Techniques for achieving this kind of focus include keeping your desk clutter-free, so that the only paperwork on it relates to the task on which you are working.
Another way of focusing on a particular task is to schedule blocks of time in your diary, and dedicate these 100 per cent to the problem job.
If you work in an open plan office, be aware that your mental attention will go wherever your visual attention wanders. Check how your desk is positioned – are you facing an area where people tend to chat together a lot? If so, can you change the angle of your desk to avoid that distraction? If you need a two-hour block of time, perhaps to write a report, can you book a conference room in which you can work undisturbed?
The burst technique
Try the burst technique: take a task you have been procrastinating over – the outline for that report, for example, or tidying up your desk.

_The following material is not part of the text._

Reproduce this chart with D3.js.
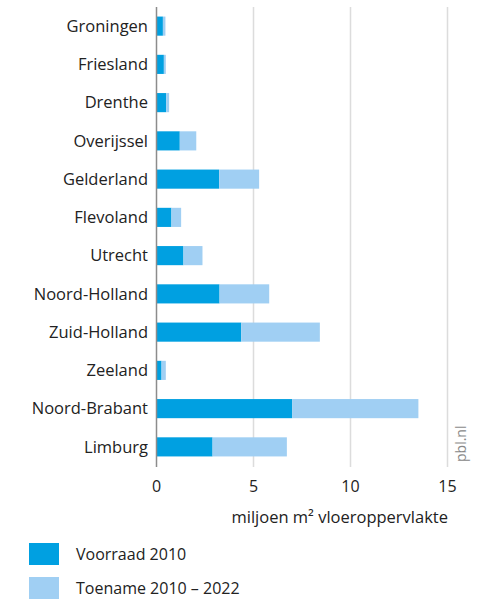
<!DOCTYPE html>
<html><head><meta charset="utf-8">
<script src="https://cdn.jsdelivr.net/npm/d3@7"></script>
<style>
body{margin:0;background:#fff;}
text{font-family:"Open Sans","Noto Sans",sans-serif;}
</style></head>
<body><svg id="c" width="482" height="599"></svg>
<script>
const provinces = ["Groningen","Friesland","Drenthe","Overijssel","Gelderland","Flevoland","Utrecht","Noord-Holland","Zuid-Holland","Zeeland","Noord-Brabant","Limburg"];
const voorraad2010 = [0.33,0.38,0.5,1.2,3.23,0.77,1.39,3.25,4.37,0.26,7.0,2.89];
const toename = [0.13,0.10,0.15,0.85,2.06,0.5,0.98,2.56,4.05,0.22,6.5,3.83];
const xTicks = [0,5,10,15];
const seriesNames = ["Voorraad 2010","Toename 2010 – 2022"];
const colors = ["#00a0e1","#a0cff3"];

const svg = d3.select("#c");
const x = d3.scaleLinear().domain([0,15]).range([156.5,447.5]);
const y = d3.scaleBand().domain(provinces).range([7,466]).paddingInner(0.5).paddingOuter(0.25);

// gridlines
svg.append("g").selectAll("line").data(xTicks.filter(d=>d>0)).join("line")
  .attr("x1",d=>x(d)).attr("x2",d=>x(d)).attr("y1",7).attr("y2",467)
  .attr("stroke","#dcdcdc").attr("stroke-width",1.5);

const data = provinces.map((p,i)=>({p, a:voorraad2010[i], b:toename[i]}));
const g = svg.append("g");
g.selectAll("rect.a").data(data).join("rect").attr("class","a")
  .attr("x",x(0)).attr("y",d=>y(d.p)).attr("height",y.bandwidth())
  .attr("width",d=>x(d.a)-x(0)).attr("fill",colors[0]);
g.selectAll("rect.b").data(data).join("rect").attr("class","b")
  .attr("x",d=>x(d.a)).attr("y",d=>y(d.p)).attr("height",y.bandwidth())
  .attr("width",d=>x(d.a+d.b)-x(d.a)).attr("fill",colors[1]);

// y axis line
svg.append("line").attr("x1",x(0)).attr("x2",x(0)).attr("y1",7).attr("y2",467)
  .attr("stroke","#8c8c8c").attr("stroke-width",1.5);

// category labels
svg.append("g").selectAll("text").data(provinces).join("text")
  .attr("x",148).attr("y",d=>y(d)+y.bandwidth()/2).attr("dy","0.35em")
  .attr("text-anchor","end").attr("font-size",16.5).attr("fill","#222").text(d=>d);

// x tick labels
svg.append("g").selectAll("text").data(xTicks).join("text")
  .attr("x",d=>x(d)).attr("y",486).attr("dy","0.35em").attr("text-anchor","middle")
  .attr("font-size",16).attr("fill","#222").text(d=>d);

svg.append("text").attr("x",448).attr("y",517).attr("dy","0.35em").attr("text-anchor","end")
  .attr("font-size",16.5).attr("fill","#222").text("miljoen m² vloeroppervlakte");

svg.append("text").attr("transform","translate(466,462) rotate(-90)")
  .attr("font-size",14).attr("fill","#888").text("pbl.nl");

// legend
const leg = svg.append("g").selectAll("g").data(seriesNames).join("g")
  .attr("transform",(d,i)=>`translate(29,${543+i*34})`);
leg.append("rect").attr("width",30).attr("height",22).attr("fill",(d,i)=>colors[i]);
leg.append("text").attr("x",47).attr("y",11).attr("dy","0.35em").attr("font-size",16)
  .attr("fill","#222").text(d=>d);
</script></body></html>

Decide on a short length of time, say five or ten minutes. Even though you perhaps dread doing the task, you know you can at least focus on it for a fixed length of time that you know for sure will end.
Now, really go all out and concentrate on doing the task for the time chosen. At the end, stop. Move on to something else.
The beauty of the burst technique is that your unconscious mind won’t stop – it’ll keep working at it. So when you come back to the task later on, you’ll find you already have some momentum and you get off and running a lot quicker.
The unconscious is like a search engine – you might switch to a different application, but the search is still going on and your mind will come back with results. The reason for this is that if you ask a question, the brain is wired to look for an answer. It’s been doing this, for example, when you overhear a quiz show question and the answer escapes you... until an hour later while you’re washing the dishes, and it pops right into your head.
Imagine using five-minute bursts on a list of ten things. You might get a couple scored off, completed. You might then start at the top of the list and do 10-minute bursts. Next, 15, and so on. Try it – you’ll love the results!
For bigger tasks you will need a bigger burst to make it effective. Set a timer for one hour and commit to doing that task for exactly that period of time. You will work uninterruptedly for that time – no answering or making phone calls, getting snacks, checking the mail or any other distractions. At the end of the hour, you can choose to stop working on that task for the day.
At this point, one of three things will happen – you’ll have completed the task (congratulations!), you’ll be so into it that you’ll keep working until the task has been completed, or you’ll see that you need to devote more time to it. If the last is the case, at least you’ll now be an hour closer to its completion and will have a clearer idea of the time frame involved. With any of these results, you’ll end up with a feeling of success and accomplishment.